* _AIM_
What is the number of lines containing "this"? Give only that number.

* _EXCERPTED DATA_
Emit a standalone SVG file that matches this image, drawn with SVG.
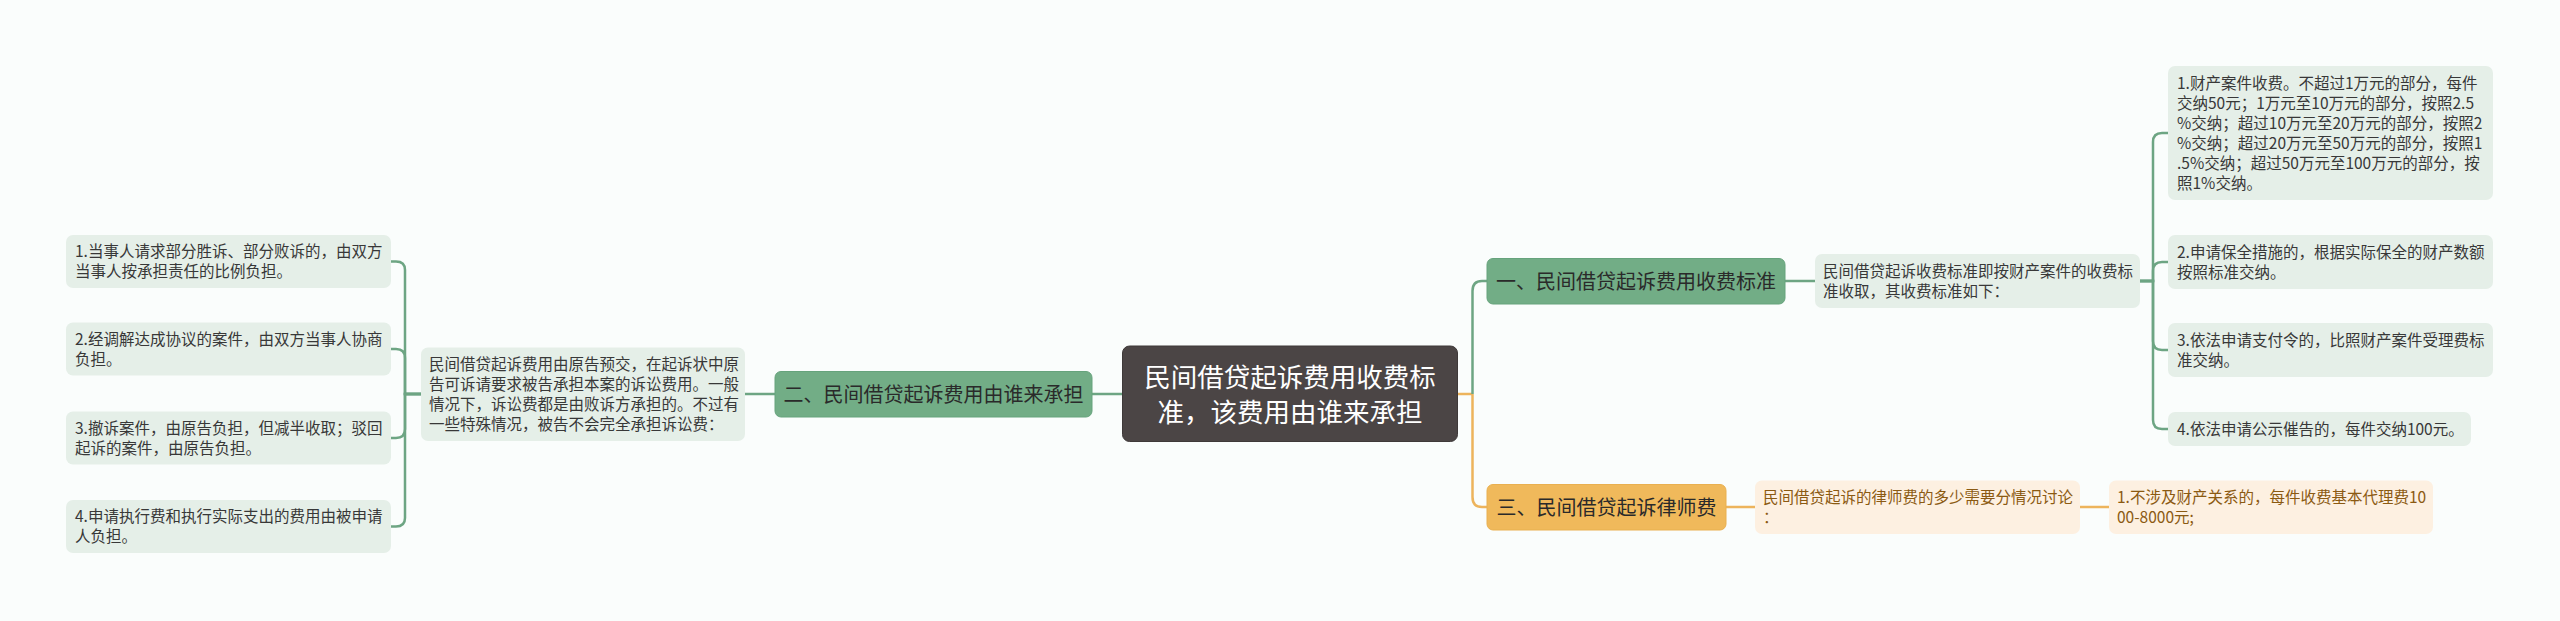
<svg xmlns="http://www.w3.org/2000/svg" width="2560" height="621" viewBox="0 0 2560 621">
<style>
text{font-family:"Noto Sans CJK SC","Microsoft YaHei",sans-serif;}
.bg{fill:#fafdfc;}
.root{fill:#4b4545;stroke:#3e3939;stroke-width:1;}
.rootT{fill:#ffffff;font-size:26.5px;text-anchor:middle;}
.gb{fill:#72ad86;stroke:#66a37c;stroke-width:1;}
.ob{fill:#f0b95b;stroke:#e9b050;stroke-width:1;}
.bT{fill:#2a2a2a;font-size:20px;text-anchor:middle;}
.gl{fill:#e5efe8;}
.ol{fill:#fdf0e1;}
.gT{fill:#383838;font-size:15.5px;}
.oT{fill:#8b5a12;font-size:15.5px;}
.cg{fill:none;stroke:#6da583;stroke-width:2.5;}
.co{fill:none;stroke:#edb45c;stroke-width:2.5;}
</style>
<rect class="bg" x="0" y="0" width="2560" height="621"/>
<g id="connectors">
  <path class="cg" d="M1122 394 H1092"/>
  <path class="cg" d="M775 394 H745"/>
  <path class="cg" d="M421 394 H405 V270 Q405 261.5 396 261.5 H391"/>
  <path class="cg" d="M421 394 H405 V358 Q405 349 396 349 H391"/>
  <path class="cg" d="M421 394 H405 V429 Q405 438 396 438 H391"/>
  <path class="cg" d="M421 394 H405 V518 Q405 526.5 396 526.5 H391"/>
  <path class="co" d="M1458 394 H1472.5"/>
  <path class="cg" d="M1472.5 394 V291 Q1472.5 281 1482 281 H1487"/>
  <path class="co" d="M1472.5 394 V497 Q1472.5 507 1482 507 H1487"/>
  <path class="cg" d="M1785 281 H1815"/>
  <path class="cg" d="M2140 281 H2153 V142 Q2153 133 2162 133 H2168"/>
  <path class="cg" d="M2140 281 H2153 V271 Q2153 262 2162 262 H2168"/>
  <path class="cg" d="M2140 281 H2153 V341 Q2153 350 2162 350 H2168"/>
  <path class="cg" d="M2140 281 H2153 V420 Q2153 429 2162 429 H2168"/>
  <path class="co" d="M1726 507 H1755"/>
  <path class="co" d="M2080 507 H2109"/>
</g>
<g id="root">
  <rect class="root" x="1122.5" y="346" width="335" height="95.5" rx="7"/>
  <text class="rootT" x="1290" y="386.5">民间借贷起诉费用收费标</text>
  <text class="rootT" x="1290" y="421.5">准，该费用由谁来承担</text>
</g>
<g id="branch2">
  <rect class="gb" x="775" y="371.5" width="317" height="45.5" rx="6"/>
  <text class="bT" x="933.5" y="401.5">二、民间借贷起诉费用由谁来承担</text>
</g>
<g id="branch2-text">
  <rect class="gl" x="421" y="347.5" width="324" height="93.5" rx="7"/>
  <text class="gT" x="429" y="370">民间借贷起诉费用由原告预交，在起诉状中原</text>
  <text class="gT" x="429" y="390">告可诉请要求被告承担本案的诉讼费用。一般</text>
  <text class="gT" x="429" y="410">情况下，诉讼费都是由败诉方承担的。不过有</text>
  <text class="gT" x="429" y="430">一些特殊情况，被告不会完全承担诉讼费：</text>
</g>
<g id="left1">
  <rect class="gl" x="66" y="235" width="325" height="53" rx="7"/>
  <text class="gT" x="75" y="257">1.当事人请求部分胜诉、部分败诉的，由双方</text>
  <text class="gT" x="75" y="277">当事人按承担责任的比例负担。</text>
</g>
<g id="left2">
  <rect class="gl" x="66" y="322.5" width="325" height="53" rx="7"/>
  <text class="gT" x="75" y="344.5">2.经调解达成协议的案件，由双方当事人协商</text>
  <text class="gT" x="75" y="364.5">负担。</text>
</g>
<g id="left3">
  <rect class="gl" x="66" y="411.5" width="325" height="53" rx="7"/>
  <text class="gT" x="75" y="433.5">3.撤诉案件，由原告负担，但减半收取；驳回</text>
  <text class="gT" x="75" y="453.5">起诉的案件，由原告负担。</text>
</g>
<g id="left4">
  <rect class="gl" x="66" y="500" width="325" height="53" rx="7"/>
  <text class="gT" x="75" y="522">4.申请执行费和执行实际支出的费用由被申请</text>
  <text class="gT" x="75" y="542">人负担。</text>
</g>
<g id="branch1">
  <rect class="gb" x="1487" y="258.5" width="298" height="45.5" rx="6"/>
  <text class="bT" x="1636" y="288.5">一、民间借贷起诉费用收费标准</text>
</g>
<g id="branch1-text">
  <rect class="gl" x="1815" y="254" width="325" height="54" rx="7"/>
  <text class="gT" x="1823" y="276.5">民间借贷起诉收费标准即按财产案件的收费标</text>
  <text class="gT" x="1823" y="296.5">准收取，其收费标准如下：</text>
</g>
<g id="right1">
  <rect class="gl" x="2168" y="66" width="325" height="134" rx="7"/>
  <text class="gT" x="2177" y="88.5">1.财产案件收费。不超过1万元的部分，每件</text>
  <text class="gT" x="2177" y="108.5">交纳50元；1万元至10万元的部分，按照2.5</text>
  <text class="gT" x="2177" y="128.5">%交纳；超过10万元至20万元的部分，按照2</text>
  <text class="gT" x="2177" y="148.5">%交纳；超过20万元至50万元的部分，按照1</text>
  <text class="gT" x="2177" y="168.5">.5%交纳；超过50万元至100万元的部分，按</text>
  <text class="gT" x="2177" y="188.5">照1%交纳。</text>
</g>
<g id="right2">
  <rect class="gl" x="2168" y="235" width="325" height="54" rx="7"/>
  <text class="gT" x="2177" y="257.5">2.申请保全措施的，根据实际保全的财产数额</text>
  <text class="gT" x="2177" y="277.5">按照标准交纳。</text>
</g>
<g id="right3">
  <rect class="gl" x="2168" y="323" width="325" height="54" rx="7"/>
  <text class="gT" x="2177" y="345.5">3.依法申请支付令的，比照财产案件受理费标</text>
  <text class="gT" x="2177" y="365.5">准交纳。</text>
</g>
<g id="right4">
  <rect class="gl" x="2168" y="412" width="303" height="34" rx="7"/>
  <text class="gT" x="2177" y="434.5">4.依法申请公示催告的，每件交纳100元。</text>
</g>
<g id="branch3">
  <rect class="ob" x="1487" y="484.5" width="239" height="45.5" rx="6"/>
  <text class="bT" x="1606.5" y="514.5">三、民间借贷起诉律师费</text>
</g>
<g id="branch3-text">
  <rect class="ol" x="1755" y="480.5" width="325" height="53.5" rx="7"/>
  <text class="oT" x="1763" y="503">民间借贷起诉的律师费的多少需要分情况讨论</text>
  <text class="oT" x="1763" y="523">：</text>
</g>
<g id="branch3-item1">
  <rect class="ol" x="2109" y="480.5" width="324" height="53.5" rx="7"/>
  <text class="oT" x="2117" y="503">1.不涉及财产关系的，每件收费基本代理费10</text>
  <text class="oT" x="2117" y="523">00-8000元;</text>
</g>
</svg>
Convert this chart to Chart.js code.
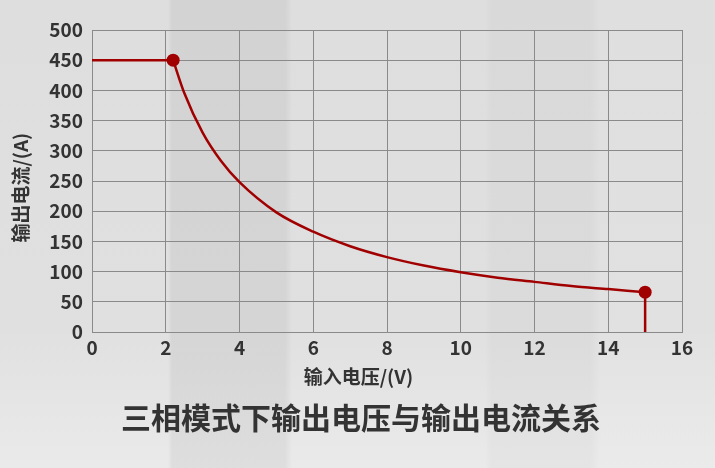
<!DOCTYPE html>
<html>
<head>
<meta charset="utf-8">
<script src="https://cdn.jsdelivr.net/npm/chart.js@4.4.1/dist/chart.umd.min.js"></script>
<style>
  html, body { margin: 0; padding: 0; }
  body {
    width: 715px; height: 468px; overflow: hidden;
    background:
      linear-gradient(90deg,
        rgba(255,255,255,0) 0px, rgba(255,255,255,0) 168px,
        rgba(0,0,0,0.05) 172px, rgba(0,0,0,0.05) 285px,
        rgba(255,255,255,0) 292px, rgba(255,255,255,0) 485px,
        rgba(0,0,0,0.025) 492px, rgba(0,0,0,0.025) 590px,
        rgba(255,255,255,0.04) 600px, rgba(255,255,255,0.04) 715px),
      linear-gradient(180deg, #dedede 0%, #e0e0e0 70%, #eaeaea 100%);
  }
  #wrap { position: relative; width: 715px; height: 468px; }
  canvas { display: block; }
</style>
</head>
<body>
<div id="wrap"><canvas id="ivChart" width="715" height="468"></canvas></div>
<script>
// values
var xTicks = [0, 2, 4, 6, 8, 10, 12, 14, 16];
var yTicks = [0, 50, 100, 150, 200, 250, 300, 350, 400, 450, 500];

// constant-current part
var flatX = [0, 2.2];
var flatY = [450, 450];

// constant-power part
var curveX = [2.2, 2.5, 3, 3.5, 4, 5, 6, 7, 8, 9, 10, 11, 12, 13, 14, 15];
var curveY = [450, 396, 330, 283, 248, 198, 166, 142, 124, 110, 99, 90, 83, 76, 71, 66];

// drop to zero
var dropX = [15, 15];
var dropY = [66, 0];

// knee points
var kneeX = [2.2, 15];
var kneeY = [450, 66];

var red = '#a10000';
var textColor = '#333333';
var fontFamily = '"Noto Sans CJK SC", "Noto Sans", sans-serif';

function toPoints(xs, ys) {
  return xs.map(function (x, i) { return { x: x, y: ys[i] }; });
}

var ctx = document.getElementById('ivChart').getContext('2d');

var ivChart = new Chart(ctx, {
  type: 'scatter',
  data: {
    datasets: [
      {
        data: toPoints(flatX, flatY),
        showLine: true,
        borderColor: red,
        borderWidth: 2.5,
        pointRadius: 0,
      },
      {
        data: toPoints(curveX, curveY),
        showLine: true,
        cubicInterpolationMode: 'monotone',
        borderColor: red,
        borderWidth: 2.5,
        pointRadius: 0,
      },
      {
        data: toPoints(dropX, dropY),
        showLine: true,
        borderColor: red,
        borderWidth: 2.5,
        pointRadius: 0,
      },
      {
        data: toPoints(kneeX, kneeY),
        showLine: false,
        pointRadius: 6.5,
        pointBackgroundColor: red,
        pointBorderColor: red,
        pointBorderWidth: 0,
      },
    ],
  },
  options: {
    responsive: false,
    animation: false,
    devicePixelRatio: 1,
    clip: false,
    // left padding pushes the bottom title to the reference centre
    layout: { padding: { top: 30, right: 33, left: 40, bottom: 0 } },
    scales: {
      x: {
        type: 'linear',
        min: 0,
        max: 16,
        afterBuildTicks: function (axis) {
          axis.ticks = xTicks.map(function (v) { return { value: v }; });
        },
        afterFit: function (axis) { axis.height = 60; },
        grid: { color: '#8a8a8a', lineWidth: 1, drawTicks: false },
        border: { color: '#8a8a8a', width: 1 },
        ticks: {
          color: textColor,
          padding: 4,
          maxRotation: 0,
          font: { family: fontFamily, size: 19, weight: 'bold' },
        },
        title: {
          display: true,
          // trailing spaces shift the label left like in the picture
          text: '输入电压/(V)\u3000\u3000\u3000',
          color: textColor,
          padding: { top: 0, bottom: 4 },
          font: { family: fontFamily, size: 19, weight: 'bold' },
        },
      },
      y: {
        type: 'linear',
        min: 0,
        max: 500,
        afterBuildTicks: function (axis) {
          axis.ticks = yTicks.map(function (v) { return { value: v }; });
        },
        afterFit: function (axis) { axis.width = 52; },
        grid: { color: '#8a8a8a', lineWidth: 1, drawTicks: false },
        border: { color: '#8a8a8a', width: 1 },
        ticks: {
          color: textColor,
          padding: 9,
          font: { family: fontFamily, size: 19, weight: 'bold' },
        },
        title: {
          display: true,
          text: '输出电流/(A)\u2002\u2009',
          color: textColor,
          padding: { top: -31, bottom: 0 },
          font: { family: fontFamily, size: 19, weight: 'bold' },
        },
      },
    },
    plugins: {
      legend: { display: false },
      tooltip: { enabled: false },
      title: {
        display: true,
        position: 'bottom',
        text: '三相模式下输出电压与输出电流关系',
        color: textColor,
        padding: { top: 8, bottom: 32 },
        font: { family: fontFamily, size: 30, weight: 'bold' },
      },
    },
  },
});
</script>
</body>
</html>
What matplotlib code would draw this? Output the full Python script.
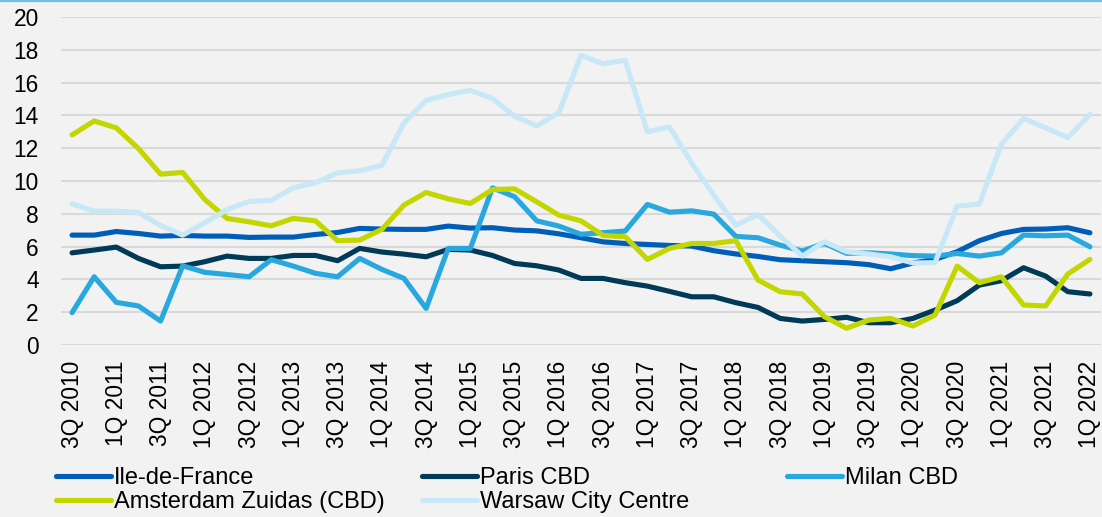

* _EXERCISE SOLUTION_
3